IT seems everyone is trying to be a better person these days.

Everyone is trying to be mindful.

Everyone’s applying the Law of Attraction.

Everyone’s posting motivational quotes on Facebook and Twitter.

We live in an age of self-improvement. Walk into Waterstones and there’s a huge section on self-help.

I’m not averse to a little self-improvement myself.

I’ve read The Secret, I’ve been to meditation classes, I like a smoothie.

We live in a self-critical, earnest age, but this is nothing new.

I came across the Benjamin Franklin 13-week self-improvement challenge recently. That’s a fun read.

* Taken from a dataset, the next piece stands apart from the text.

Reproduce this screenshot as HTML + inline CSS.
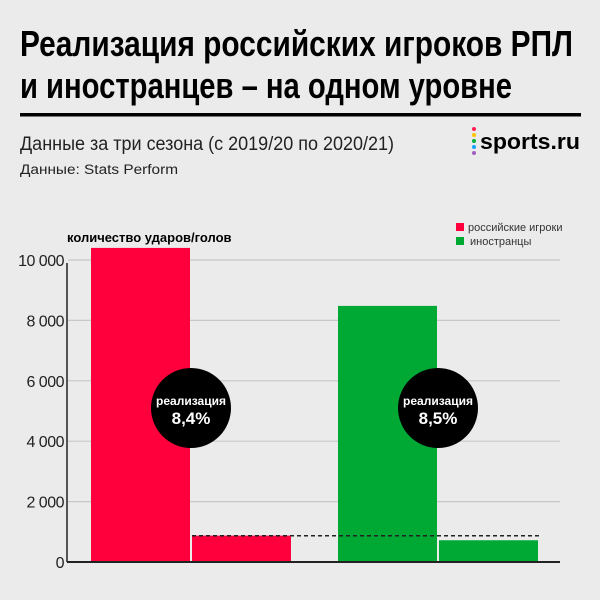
<!DOCTYPE html>
<html><head><meta charset="utf-8"><style>
html,body{margin:0;padding:0;background:#ebebeb;}
svg{display:block;font-family:"Liberation Sans",sans-serif;}
</style></head><body>
<svg id="chart" width="600" height="600" viewBox="0 0 600 600" data-name="chart-canvas" data-interactable="false">
<rect width="600" height="600" fill="#ebebeb" data-name="background" data-interactable="false"/>
<text x="20" y="56" font-size="36" font-weight="bold" font-family="'Liberation Sans Narrow','Liberation Sans',sans-serif" textLength="553" lengthAdjust="spacingAndGlyphs" fill="#000" data-name="title-line-1" data-interactable="false">Реализация российских игроков РПЛ</text>
<text x="20" y="98" font-size="36" font-weight="bold" font-family="'Liberation Sans Narrow','Liberation Sans',sans-serif" textLength="492" lengthAdjust="spacingAndGlyphs" fill="#000" data-name="title-line-2" data-interactable="false">и иностранцев – на одном уровне</text>
<rect x="20" y="113" width="561" height="3.5" fill="#000" data-name="title-rule" data-interactable="false"/>
<text x="20" y="150" font-size="19" textLength="374" lengthAdjust="spacingAndGlyphs" fill="#222" data-name="subtitle" data-interactable="false">Данные за три сезона (с 2019/20 по 2020/21)</text>
<text x="20" y="174" font-size="13.5" textLength="158" lengthAdjust="spacingAndGlyphs" fill="#222" data-name="source-note" data-interactable="false">Данные: Stats Perform</text>
<g data-name="sports-ru-logo" data-interactable="false">
<circle cx="474" cy="129" r="2" fill="#ff1e56"/><circle cx="474" cy="135" r="2" fill="#ffc400"/><circle cx="474" cy="141" r="2" fill="#00b140"/><circle cx="474" cy="147" r="2" fill="#12a5ff"/><circle cx="474" cy="153" r="2" fill="#a05ec2"/>
<text x="480" y="149" font-size="22" font-weight="bold" textLength="100" lengthAdjust="spacingAndGlyphs" fill="#000">sports.ru</text>
</g>
<g data-name="legend" data-interactable="false">
<rect x="456" y="223" width="8" height="8" fill="#ff003c" data-name="legend-swatch-russian" data-interactable="false"/>
<text x="468" y="231" font-size="11" fill="#333" data-name="legend-label-russian" data-interactable="false">российские игроки</text>
<rect x="456" y="237" width="8" height="8" fill="#00a834" data-name="legend-swatch-foreign" data-interactable="false"/>
<text x="470" y="245" font-size="11" fill="#333" data-name="legend-label-foreign" data-interactable="false">иностранцы</text>
</g>
<text x="67" y="242" font-size="13" font-weight="bold" fill="#000" data-name="y-axis-title" data-interactable="false">количество ударов/голов</text>
<g id="grid"></g><g id="bars"></g>
</svg>
<script>
const categories = ["российские игроки", "иностранцы"];
const shots = [10400, 8480];
const goals = [874, 720];
const rates = ["8,4%", "8,5%"];
const avgGoals = [870];
const yTicks = [0, 2000, 4000, 6000, 8000, 10000];
const tickLabels = ["0", "2 000", "4 000", "6 000", "8 000", "10 000"];
const colors = ["#ff003c", "#00a834"];

const NS = "http://www.w3.org/2000/svg";
const y0 = 562, yMaxPx = 260, yMax = 10000;
const y = v => y0 - (v / yMax) * (y0 - yMaxPx);
const groupX = i => 91 + i * 247;
const barW = 99;
function mk(tag, attrs, parent) {
  const e = document.createElementNS(NS, tag);
  for (const k in attrs) e.setAttribute(k, attrs[k]);
  parent.appendChild(e); return e;
}
const grid = document.getElementById("grid");
const bars = document.getElementById("bars");
yTicks.forEach((t, i) => {
  if (t > 0) {
    const l = mk("line", {x1: 68, x2: 560, y1: y(t), y2: y(t), stroke: "#c8c8c8", "stroke-width": 1.2}, grid);
    l.setAttribute('data-name', 'gridline');
    l.setAttribute('data-interactable', 'false');
  }
  const tx = mk("text", {x: 64, y: y(t) + 6, "font-size": 16, "text-anchor": "end", fill: "#222", "letter-spacing": "-0.5"}, grid);
  tx.textContent = tickLabels[i];
  tx.setAttribute('data-name', 'y-tick-label');
  tx.setAttribute('data-interactable', 'false');
});
categories.forEach((c, i) => {
  const x = groupX(i);
  const b1 = mk("rect", {x: x, y: y(shots[i]), width: barW, height: y0 - y(shots[i]), fill: colors[i]}, bars);
  b1.setAttribute('data-name', 'bar-shots');
  b1.setAttribute('data-interactable', 'false');
  const b2 = mk("rect", {x: x + barW + 2, y: y(goals[i]), width: barW, height: y0 - y(goals[i]), fill: colors[i]}, bars);
  b2.setAttribute('data-name', 'bar-goals');
  b2.setAttribute('data-interactable', 'false');
});
const dl = mk("line", {x1: 192, x2: 541, y1: y(avgGoals[0]), y2: y(avgGoals[0]), stroke: "#222", "stroke-width": 1.5, "stroke-dasharray": "4,3"}, bars);
dl.setAttribute('data-name', 'goals-reference-line');
dl.setAttribute('data-interactable', 'false');
mk("line", {x1: 67, x2: 560, y1: y0, y2: y0, stroke: "#222", "stroke-width": 2}, bars).setAttribute('data-name', 'x-axis');
mk("line", {x1: 67, x2: 67, y1: 263, y2: y0, stroke: "#222", "stroke-width": 1.5}, bars).setAttribute('data-name', 'y-axis');
categories.forEach((c, i) => {
  const cx = groupX(i) + barW + 1;
  const cir = mk("ellipse", {cx: cx, cy: 408, rx: 40, ry: 40, fill: "#000"}, bars);
  cir.setAttribute('data-name', 'rate-badge');
  cir.setAttribute('data-interactable', 'false');
  const t1 = mk("text", {x: cx, y: 405, "font-size": 12, "font-weight": "bold", "text-anchor": "middle", fill: "#fff"}, bars);
  t1.textContent = "реализация";
  t1.setAttribute('data-name', 'rate-badge-label');
  t1.setAttribute('data-interactable', 'false');
  const t2 = mk("text", {x: cx, y: 424, "font-size": 17, "font-weight": "bold", "text-anchor": "middle", fill: "#fff"}, bars);
  t2.textContent = rates[i];
  t2.setAttribute('data-name', 'rate-badge-value');
  t2.setAttribute('data-interactable', 'false');
});
</script>
</body></html>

Benjamin Franklin was one of the founding fathers of the United States. He was a man with fingers in lots of pies. He was a political thinker, writer, printer and publisher. He is credited with being the architect of the US constitution. He died in 1788.

Old Ben was into self-improvement in a big way, long before the advent of Paul McKenna books and Davina McCall exercise DVDs.

He coined the phrase ‘Early to bed and early to rise makes a man healthy, wealthy and wise’. Advice I’ve never taken, by the way, being an inveterate night owl.

Energy and persistence conquer all things – that’s another of his sayings.

I digress.

Ben’s 13-week self-improvement challenge could very well be published today in a snazzy new edition, with accompanying motivational DVD.

Let us take a look at some of the wisdom he has to impart.

Temperance (“Eat not to dullness and drink not to elevation.”) Silence (“Speak not but what may benefit others or yourself. Avoid trifling conversation.”) Order (“Let all your things have their places. Let each part of your business have its time.”) Resolution (“Resolve to perform what you ought. Perform without fail what you resolve.”) Frugality (“Make no expense but to do good to others or yourself: ie waste nothing.”) Industry (“Lose no time. Be always employed in something useful. Cut off all unnecessary actions.”) Sincerity (“Use no hurtful deceit. Think innocently and justly; and, if you speak, speak accordingly.”) Moderation (“Avoid extremes.”) Ben kept track of his progress on complex charts. He would place a dot on a particular day if he fell short of meeting that virtue. Franklin was a tedious, pious old trouser cough, wasn’t he? Top of my list of dinner party guests.

Don’t think I want to improve myself that much.

I prefer Oscar Wilde’s advice – ‘everything in moderation including moderation’ and ‘I can resist everything except temptation’.